At the heart of Lights is a really promising songwriter. The album may land on the poppy side of folktronica, but there is emotional depth to Goulding’s themes. When you peel away the shimmering production, her vocal has a pleasingly elfin vulnerability to it; at times coming across like Julia Stone, elsewhere Bjork. Album-closer Salt Skin shows impressive invention with its mixture of electronica and a rousing choir in the chorus, opener Guns and Horses is a nice folk-pop introduction, while the breathless Wish I’d Stayed and the bold Under The Sheets give examples of her fine lyricism.

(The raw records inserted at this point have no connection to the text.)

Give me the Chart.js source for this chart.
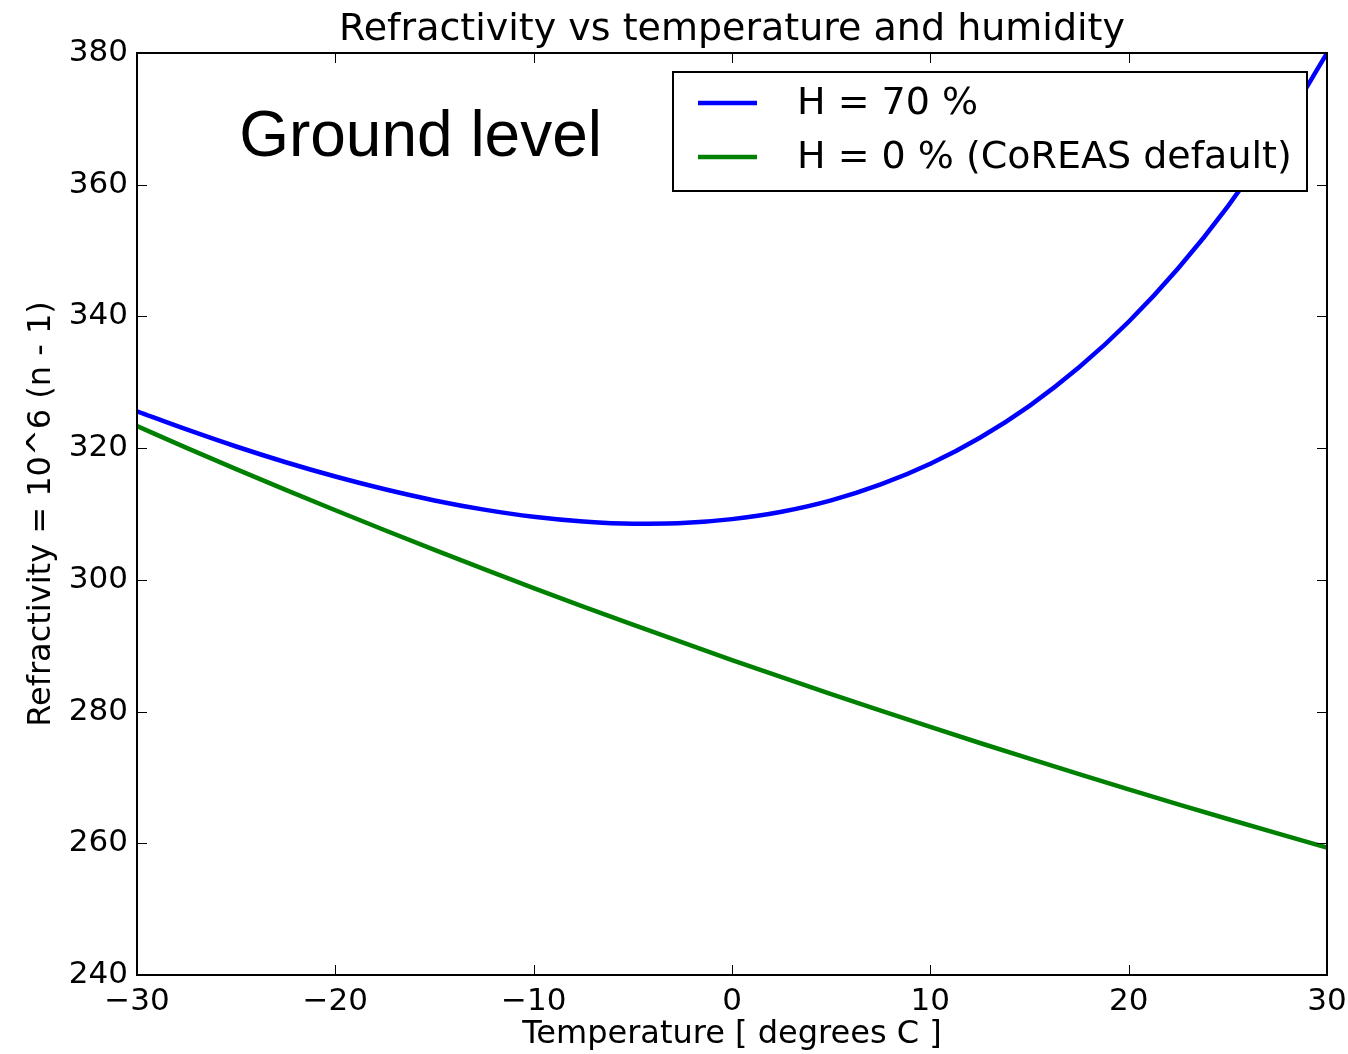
<!DOCTYPE html>
<html>
<head>
<meta charset="utf-8">
<title>Refractivity vs temperature and humidity</title>
<script src="https://cdn.jsdelivr.net/npm/chart.js@4.4.1/dist/chart.umd.min.js"></script>
<style>
  html, body { margin: 0; padding: 0; background: #fff; }
  #wrap { width: 1348px; height: 1054px; }
</style>
</head>
<body>
<div id="wrap"><canvas id="myChart"></canvas></div>
<script>
// temperature in degrees C
const temperaturas = [-30, -27.5, -25, -22.5, -20, -17.5, -15, -12.5, -10, -7.5, -5, -2.5,
  0, 2.5, 5, 7.5, 10, 12.5, 15, 17.5, 20, 22.5, 25, 27.5, 30]
// refractivity at 70 % humidity
const umido = [325.59, 322.84, 320.25, 317.86, 315.69, 313.75, 312.06, 310.66, 309.57, 308.85, 308.51, 308.62,
  309.22, 310.35, 312.08, 314.49, 317.63, 321.58, 326.43, 332.27, 339.19, 347.31, 356.72, 367.57, 379.96]
// refractivity of dry air (CoREAS default)
const seco = [323.34, 320.05, 316.82, 313.66, 310.57, 307.53, 304.55, 301.63, 298.76, 295.95, 293.19, 290.49,
  287.83, 285.22, 282.65, 280.14, 277.66, 275.23, 272.84, 270.50, 268.19, 265.92, 263.69, 261.50, 259.34]

const ticksX = [-30, -20, -10, 0, 10, 20, 30]
const ticksY = [240, 260, 280, 300, 320, 340, 360, 380]

const fonte = 'DejaVu Sans'
const menos = v => String(v).replace('-', '\u2212')

const pontos = ys => temperaturas.map((t, i) => ({ x: t, y: ys[i] }))

// frame, inward ticks, title, legend and the "Ground level" note
const moldura = {
  id: 'moldura',
  afterDatasetsDraw(chart) {
    const { ctx, chartArea: a, scales } = chart
    ctx.save()
    ctx.strokeStyle = '#000'
    ctx.lineWidth = 2
    ctx.strokeRect(a.left, a.top, a.right - a.left, a.bottom - a.top)

    ctx.lineWidth = 1
    ctx.beginPath()
    ticksX.forEach(v => {
      const px = Math.round(scales.x.getPixelForValue(v)) + 0.5
      ctx.moveTo(px, a.bottom); ctx.lineTo(px, a.bottom - 10)
      ctx.moveTo(px, a.top); ctx.lineTo(px, a.top + 10)
    })
    ticksY.forEach(v => {
      const py = Math.round(scales.y.getPixelForValue(v)) + 0.5
      ctx.moveTo(a.left, py); ctx.lineTo(a.left + 10, py)
      ctx.moveTo(a.right, py); ctx.lineTo(a.right - 10, py)
    })
    ctx.stroke()

    ctx.fillStyle = '#000'
    ctx.font = '38px "' + fonte + '"'
    ctx.textAlign = 'center'
    ctx.textBaseline = 'alphabetic'
    ctx.fillText('Refractivity vs temperature and humidity', (a.left + a.right) / 2, a.top - 13)

    ctx.font = '64px "Liberation Sans"'
    ctx.textAlign = 'left'
    ctx.fillText('Ground level', scales.x.getPixelForValue(-24.85), scales.y.getPixelForValue(364.4))

    // legend box
    const lx = 673, ly = 72, lw = 634, lh = 119
    ctx.fillStyle = '#fff'
    ctx.fillRect(lx, ly, lw, lh)
    ctx.lineWidth = 2
    ctx.strokeStyle = '#000'
    ctx.strokeRect(lx, ly, lw, lh)
    const itens = [
      { cor: '#0000ff', texto: 'H = 70 %', y: 103 },
      { cor: '#008000', texto: 'H = 0 % (CoREAS default)', y: 157 }
    ]
    ctx.font = '38px "' + fonte + '"'
    ctx.textBaseline = 'middle'
    itens.forEach(it => {
      ctx.strokeStyle = it.cor
      ctx.lineWidth = 4.5
      ctx.beginPath()
      ctx.moveTo(698, it.y); ctx.lineTo(757, it.y)
      ctx.stroke()
      ctx.fillStyle = '#000'
      ctx.fillText(it.texto, 797, it.y + 1)
    })
    ctx.restore()
  }
}

const ctx = document.getElementById('myChart')

const grafico = new Chart(ctx, {
  type: 'line',
  data: {
    datasets: [
      { label: 'H = 70 %', data: pontos(umido), borderColor: '#0000ff', borderWidth: 4.5 },
      { label: 'H = 0 % (CoREAS default)', data: pontos(seco), borderColor: '#008000', borderWidth: 4.5 }
    ]
  },
  options: {
    responsive: true,
    maintainAspectRatio: false,
    animation: false,
    layout: { padding: { top: 53, right: 21, left: 0, bottom: 0 } },
    elements: {
      point: { radius: 0 },
      line: { cubicInterpolationMode: 'monotone', fill: false }
    },
    plugins: {
      legend: { display: false },
      title: { display: false },
      tooltip: { enabled: false }
    },
    scales: {
      x: {
        type: 'linear',
        min: -30,
        max: 30,
        afterFit: s => { s.height = 79; s.paddingLeft = 0; s.paddingRight = 0 },
        afterBuildTicks: s => { s.ticks = ticksX.map(v => ({ value: v })) },
        grid: { display: false, drawTicks: false },
        border: { display: false },
        ticks: {
          color: '#000',
          padding: 8,
          maxRotation: 0,
          font: { family: fonte, size: 31 },
          callback: v => menos(v)
        },
        title: {
          display: true,
          text: 'Temperature [ degrees C ]',
          color: '#000',
          font: { family: fonte, size: 32 },
          padding: { top: 0, bottom: 0 }
        }
      },
      y: {
        min: 240,
        max: 380,
        afterFit: s => { s.width = 137 },
        afterBuildTicks: s => { s.ticks = ticksY.map(v => ({ value: v })) },
        grid: { display: false, drawTicks: false },
        border: { display: false },
        ticks: {
          color: '#000',
          padding: 9,
          font: { family: fonte, size: 31 },
          callback: v => menos(v)
        },
        title: {
          display: true,
          text: 'Refractivity = 10^6 (n - 1)',
          color: '#000',
          font: { family: fonte, size: 32 },
          padding: { top: 22, bottom: 0 }
        }
      }
    }
  },
  plugins: [moldura]
})
</script>
</body>
</html>
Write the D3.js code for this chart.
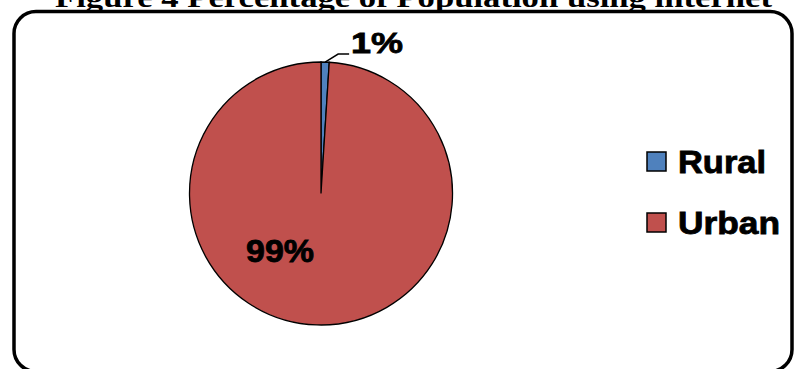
<!DOCTYPE html>
<html>
<head>
<meta charset="utf-8">
<script src="https://cdn.jsdelivr.net/npm/d3@7"></script>
<style>
  body { margin: 0; background: #fff; }
</style>
</head>
<body>
<div id="chart"></div>
<script>
  const width = 796;
  const height = 369;

  const categories = ["Rural", "Urban"];
  const values = [1, 99];
  const labels = ["1%", "99%"];
  const colors = ["#4F81BD", "#C0504D"];

  const svg = d3.select("#chart")
    .append("svg")
    .attr("width", width)
    .attr("height", height);

  // Title (cut off at the top, like the source)
  svg.append("text")
    .attr("x", 55)
    .attr("y", 7)
    .attr("textLength", 717)
    .attr("lengthAdjust", "spacingAndGlyphs")
    .style("font-family", "'Liberation Serif', serif")
    .style("font-weight", "bold")
    .style("font-size", "28px")
    .text("Figure 4 Percentage of Population using internet");

  // Chart border
  svg.append("rect")
    .attr("x", 14)
    .attr("y", 11.5)
    .attr("width", 778)
    .attr("height", 360)
    .attr("rx", 22)
    .attr("fill", "none")
    .attr("stroke", "black")
    .attr("stroke-width", 3.5);

  const cx = 321, cy = 193.5, r = 131.5;

  const pie = d3.pie().sort(null).value(d => d)(values);
  const arc = d3.arc().innerRadius(0).outerRadius(r);

  const g = svg.append("g").attr("transform", `translate(${cx},${cy})`);

  g.selectAll("path")
    .data(pie)
    .join("path")
    .attr("d", arc)
    .attr("fill", (d, i) => colors[i])
    .attr("stroke", "black")
    .attr("stroke-width", 1.3);

  // Leader line for the small slice
  const rural = pie[0];
  const mid = (rural.startAngle + rural.endAngle) / 2;
  const p0 = [Math.sin(mid) * r, -Math.cos(mid) * r];
  g.append("polyline")
    .attr("points", [p0, [p0[0] + 13, p0[1] - 8], [p0[0] + 24, p0[1] - 8]].map(p => p.join(",")).join(" "))
    .attr("fill", "none")
    .attr("stroke", "black")
    .attr("stroke-width", 1.5);

  const labelFont = "'Liberation Sans', Arial, sans-serif";

  svg.append("text")
    .attr("x", 351)
    .attr("y", 53)
    .attr("textLength", 52)
    .attr("lengthAdjust", "spacingAndGlyphs")
    .style("font-family", labelFont)
    .style("font-weight", "bold")
    .style("font-size", "30px")
    .style("stroke", "black")
    .style("stroke-width", 0.8)
    .text(labels[0]);

  svg.append("text")
    .attr("x", 246)
    .attr("y", 262)
    .attr("textLength", 68)
    .attr("lengthAdjust", "spacingAndGlyphs")
    .style("font-family", labelFont)
    .style("font-weight", "bold")
    .style("font-size", "31px")
    .style("stroke", "black")
    .style("stroke-width", 0.8)
    .text(labels[1]);

  // Legend
  const legend = svg.append("g");
  const legendWidths = [88, 102];
  categories.forEach((c, i) => {
    const y = 152 + i * 61;
    legend.append("rect")
      .attr("x", 647)
      .attr("y", y)
      .attr("width", 19)
      .attr("height", 19)
      .attr("fill", colors[i])
      .attr("stroke", "black")
      .attr("stroke-width", 1.5);
    legend.append("text")
      .attr("x", 678)
      .attr("y", y + 21)
      .attr("textLength", legendWidths[i])
      .attr("lengthAdjust", "spacingAndGlyphs")
      .style("font-family", labelFont)
      .style("font-weight", "bold")
      .style("font-size", "31px")
      .style("stroke", "black")
      .style("stroke-width", 0.8)
      .text(c);
  });
</script>
</body>
</html>
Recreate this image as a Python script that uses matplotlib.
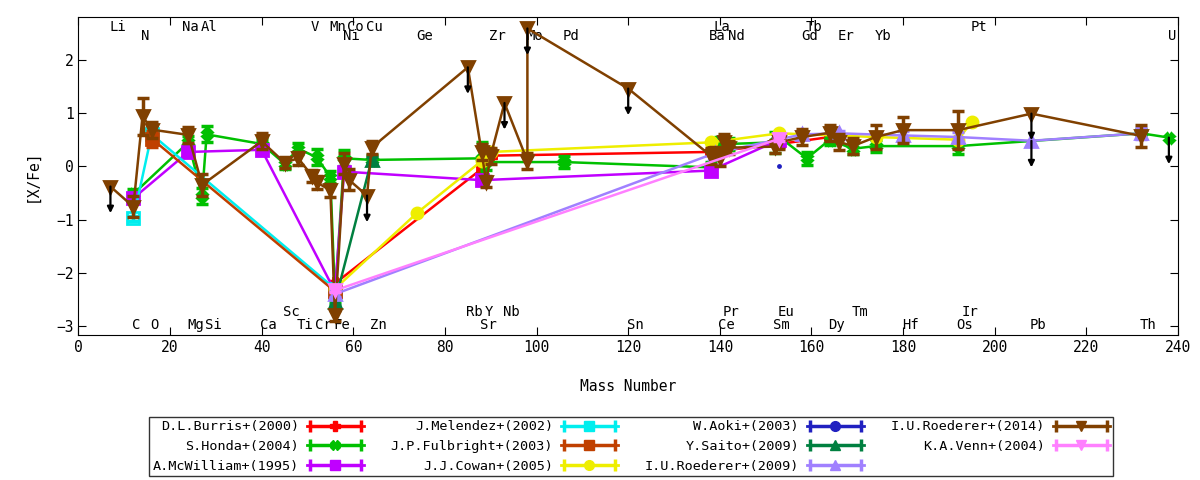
"""
abundance pattern plot - [X/Fe] vs mass number, several literature sources
"""
import numpy as np
import matplotlib; matplotlib.use('Agg')
import matplotlib.pyplot as plt
from matplotlib.legend_handler import HandlerErrorbar
from matplotlib.container import ErrorbarContainer

# mass number used for each element (most abundant isotope)
MASS = {'Li': 7, 'C': 12, 'N': 14, 'O': 16, 'Na': 23, 'Mg': 24, 'Al': 27, 'Si': 28,
        'Ca': 40, 'Sc': 45, 'Ti': 48, 'V': 51, 'Cr': 52, 'Mn': 55, 'Fe': 56, 'Ni': 58,
        'Co': 59, 'Cu': 63, 'Zn': 64, 'Ge': 74, 'Rb': 85, 'Sr': 88, 'Y': 89, 'Zr': 90,
        'Nb': 93, 'Mo': 98, 'Pd': 106, 'Sn': 120, 'Ba': 138, 'La': 139, 'Ce': 140,
        'Pr': 141, 'Nd': 142, 'Sm': 152, 'Eu': 153, 'Gd': 158, 'Tb': 159, 'Dy': 164,
        'Er': 166, 'Tm': 169, 'Yb': 174, 'Hf': 180, 'Os': 192, 'Ir': 193, 'Pt': 195,
        'Pb': 208, 'Th': 232, 'U': 238}

# element name rows (top, second, lower-upper, bottom)
labels_top = ['Li', 'Na', 'Al', 'V', 'Mn', 'Co', 'Cu', 'La', 'Tb', 'Pt']
labels_second = ['N', 'Ni', 'Ge', 'Zr', 'Mo', 'Pd', 'Ba', 'Nd', 'Gd', 'Er', 'Yb', 'U']
labels_low = ['Sc', 'Rb', 'Y', 'Nb', 'Pr', 'Eu', 'Tm', 'Ir']
labels_bottom = ['C', 'O', 'Mg', 'Si', 'Ca', 'Ti', 'Cr', 'Fe', 'Zn', 'Sr', 'Sn', 'Ce',
                 'Sm', 'Dy', 'Hf', 'Os', 'Pb', 'Th']

# ---- series data ----
burris_el = ['Fe', 'Sr', 'Zr', 'Ba', 'Eu', 'Dy']
burris_val = [-2.20, -0.05, 0.20, 0.27, 0.42, 0.55]
burris_err = [0.05, 0.05, 0.05, 0.05, 0.05, 0.05]
burris_ul = []

honda_el = ['C', 'Mg', 'Al', 'Si', 'Ca', 'Sc', 'Ti', 'Cr', 'Mn', 'Fe', 'Ni', 'Zn', 'Sr', 'Y',
            'Pd', 'Ba', 'Ce', 'Nd', 'Sm', 'Eu', 'Tb', 'Dy', 'Tm', 'Yb', 'Os', 'Th', 'U']
honda_val = [-0.52, 0.45, -0.55, 0.60, 0.42, 0.05, 0.33, 0.17, -0.20, -2.45, 0.15, 0.12,
             0.15, 0.08, 0.08, -0.02, 0.40, 0.42, 0.45, 0.55, 0.15, 0.50, 0.33, 0.38,
             0.38, 0.62, 0.54]
honda_err = [0.10, 0.12, 0.15, 0.15, 0.10, 0.10, 0.10, 0.15, 0.12, 0.10, 0.15, 0.10,
             0.30, 0.15, 0.12, 0.10, 0.15, 0.12, 0.20, 0.10, 0.12, 0.10, 0.10, 0.12,
             0.15, 0.08, 0.0]
honda_ul = ['U']

mcw_el = ['C', 'Mg', 'Ca', 'Fe', 'Ni', 'Sr', 'Ba', 'Eu']
mcw_val = [-0.60, 0.27, 0.31, -2.35, -0.10, -0.26, -0.08, 0.50]
mcw_err = [0.04] * 8
mcw_ul = []

melendez_el = ['C', 'O', 'Fe']
melendez_val = [-0.98, 0.60, -2.30]
melendez_err = [0.04, 0.04, 0.04]
melendez_ul = []

fulbright_el = ['O', 'Fe']
fulbright_val = [0.52, -2.35]
fulbright_err = [0.15, 0.04]
fulbright_ul = []

cowan_el = ['Fe', 'Ge', 'Sr', 'Zr', 'Ba', 'Eu', 'Yb', 'Os', 'Pt']
cowan_val = [-2.30, -0.87, 0.10, 0.27, 0.45, 0.62, 0.55, 0.50, 0.84]
cowan_err = [0.0] * 9
cowan_ul = []

aoki_el = ['Eu']
aoki_val = [0.01]
aoki_err = [0.0]
aoki_ul = []

saito_el = ['Fe', 'Zn']
saito_val = [-2.55, 0.12]
saito_err = [0.05, 0.05]
saito_ul = []

roed09_el = ['Fe', 'La', 'Gd', 'Er', 'Hf', 'Os', 'Pb', 'Th']
roed09_val = [-2.40, 0.25, 0.60, 0.62, 0.58, 0.55, 0.48, 0.62]
roed09_err = [0.05, 0.05, 0.05, 0.05, 0.08, 0.10, 0.0, 0.10]
roed09_ul = ['Pb']

roed14_el = ['Li', 'C', 'N', 'O', 'Mg', 'Al', 'Ca', 'Sc', 'Ti', 'V', 'Cr', 'Mn', 'Fe',
             'Ni', 'Co', 'Cu', 'Zn', 'Rb', 'Sr', 'Y', 'Zr', 'Nb', 'Mo', 'Mo', 'Sn',
             'Ba', 'La', 'Ce', 'Pr', 'Nd', 'Sm', 'Eu', 'Gd', 'Dy', 'Er', 'Tm', 'Yb',
             'Hf', 'Os', 'Pb', 'Th']
roed14_val = [-0.38, -0.76, 0.94, 0.69, 0.59, -0.35, 0.47, 0.07, 0.15, -0.18, -0.30,
              -0.45, -2.80, 0.05, -0.25, -0.55, 0.35, 1.86, 0.27, -0.29, 0.20, 1.19,
              0.10, 2.59, 1.46, 0.20, 0.25, 0.15, 0.45, 0.35, 0.37, 0.45, 0.55, 0.63,
              0.46, 0.38, 0.55, 0.68, 0.68, 0.99, 0.57]
roed14_err = [0.0, 0.20, 0.35, 0.15, 0.15, 0.20, 0.15, 0.10, 0.12, 0.12, 0.12, 0.12,
              0.10, 0.20, 0.20, 0.0, 0.12, 0.0, 0.15, 0.10, 0.15, 0.0, 0.15, 0.0, 0.0,
              0.15, 0.12, 0.15, 0.15, 0.12, 0.12, 0.12, 0.15, 0.15, 0.15, 0.15, 0.22,
              0.25, 0.35, 0.0, 0.20]
roed14_ul = [0, 15, 17, 21, 23, 24, 39]  # indices of upper limits

venn_el = ['Fe', 'Eu']
venn_val = [-2.33, 0.52]
venn_err = [0.04, 0.04]
venn_ul = []

SERIES = [
    ('D.L.Burris+(2000)', burris_el, burris_val, burris_err, burris_ul, '#ff0000', 'P', 7),
    ('S.Honda+(2004)', honda_el, honda_val, honda_err, honda_ul, '#00c000', 'X', 7),
    ('A.McWilliam+(1995)', mcw_el, mcw_val, mcw_err, mcw_ul, '#c000ff', 's', 8),
    ('J.Melendez+(2002)', melendez_el, melendez_val, melendez_err, melendez_ul, '#00eeee', 's', 8),
    ('J.P.Fulbright+(2003)', fulbright_el, fulbright_val, fulbright_err, fulbright_ul, '#c04000', 's', 8),
    ('J.J.Cowan+(2005)', cowan_el, cowan_val, cowan_err, cowan_ul, '#eeee00', 'o', 8),
    ('W.Aoki+(2003)', aoki_el, aoki_val, aoki_err, aoki_ul, '#2020c0', 'o', 1.5),
    ('Y.Saito+(2009)', saito_el, saito_val, saito_err, saito_ul, '#008040', '^', 8),
    ('I.U.Roederer+(2009)', roed09_el, roed09_val, roed09_err, roed09_ul, '#a080ff', '^', 8),
    ('I.U.Roederer+(2014)', roed14_el, roed14_val, roed14_err, roed14_ul, '#804000', 'v', 8),
    ('K.A.Venn+(2004)', venn_el, venn_val, venn_err, venn_ul, '#ff80ff', 'v', 8),
]

plt.rcParams['font.family'] = 'DejaVu Sans Mono'
plt.rcParams['font.size'] = 10

fig = plt.figure(figsize=(12, 4.8), dpi=100)
ax = fig.add_axes([0.0653, 0.302, 0.9164, 0.662])

# element labels, left justified at mass number
for row, yy in ((labels_top, 2.61), (labels_second, 2.44), (labels_low, -2.73), (labels_bottom, -2.98)):
    for el in row:
        ax.text(MASS[el] - 0.3, yy, el, ha='left', va='center', fontsize=10, zorder=1)

handles = []
for i, (name, els, vals, errs, uls, col, mk, ms) in enumerate(SERIES):
    xs = np.array([MASS[e] for e in els], dtype=float)
    vals = np.array(vals); errs = np.array(errs)
    z = 3 + i
    mfc = 'none' if name.startswith('J.Melendez') else col
    ax.plot(xs, vals, '-', marker=mk, color=col, lw=1.8, ms=ms, mfc=mfc, mew=2, zorder=z)
    has = errs > 0
    if has.any():
        ax.errorbar(xs[has], vals[has], yerr=errs[has], fmt='none', ecolor=col,
                    elinewidth=2.5, capsize=4, capthick=2.5, zorder=z)
    # upper limits: black arrows
    for k in uls:
        j = k if isinstance(k, int) else els.index(k)
        ax.annotate('', xy=(xs[j], vals[j] - 0.5), xytext=(xs[j], vals[j]),
                    arrowprops=dict(arrowstyle='-|>', color='k', lw=1.6, mutation_scale=9,
                                    shrinkA=0, shrinkB=0), zorder=z)
    h = ax.errorbar([np.nan], [np.nan], xerr=[1.0], fmt='-' + mk, color=col, lw=2, ms=7,
                    mfc=col, elinewidth=2.5, capsize=4, capthick=2.5)
    handles.append(h)

ax.set_xlim(0, 240)
ax.set_ylim(-3.17, 2.80)
ax.set_xticks(np.arange(0, 241, 20))
ax.set_yticks([-3, -2, -1, 0, 1, 2])
ax.tick_params(direction='in', length=6, top=True, right=True, labelsize=10.5)
ax.set_xlabel('Mass Number', fontsize=10.5, labelpad=17)
ax.set_ylabel('[X/Fe]', fontsize=10.5, labelpad=12)

leg = fig.legend(handles, [s[0] for s in SERIES], ncol=4, loc='lower center',
                 bbox_to_anchor=(0.526, -0.006), markerfirst=False, frameon=True,
                 fancybox=False, edgecolor='black', fontsize=9.7, handlelength=4.2,
                 columnspacing=2.0, labelspacing=0.5, borderpad=0.25, handletextpad=0.6,
                 handler_map={ErrorbarContainer: HandlerErrorbar(xerr_size=1.9)})
leg.get_frame().set_linewidth(1.0)

plt.savefig('out.png', dpi=100)
plt.close()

It’s a shame, then, that the overtly shiny production often makes things feel MOR, like The Writer, which buries a sweet ballad beneath radio-friendly cheese. Also, the fact that she is pulling in so many familiar directions makes Lights sound too much like the result of a record company’s mathematical equation: Florence divided by Laura Marling multiplied by La Roux plus Little Boots equals a new unit-shifting superstar. For a debut, Lights is more than decent, but something simply doesn’t ring true about its more poptastic parts. It leaves one wondering what Ellie Goulding would sound like were she not accompanied by the bells and whistles of the hype machine. One senses things would have been edgier and therefore a bit more satisfying. And therein lies the problem with the mainstream lauding an artist so highly at such an early stage in their career.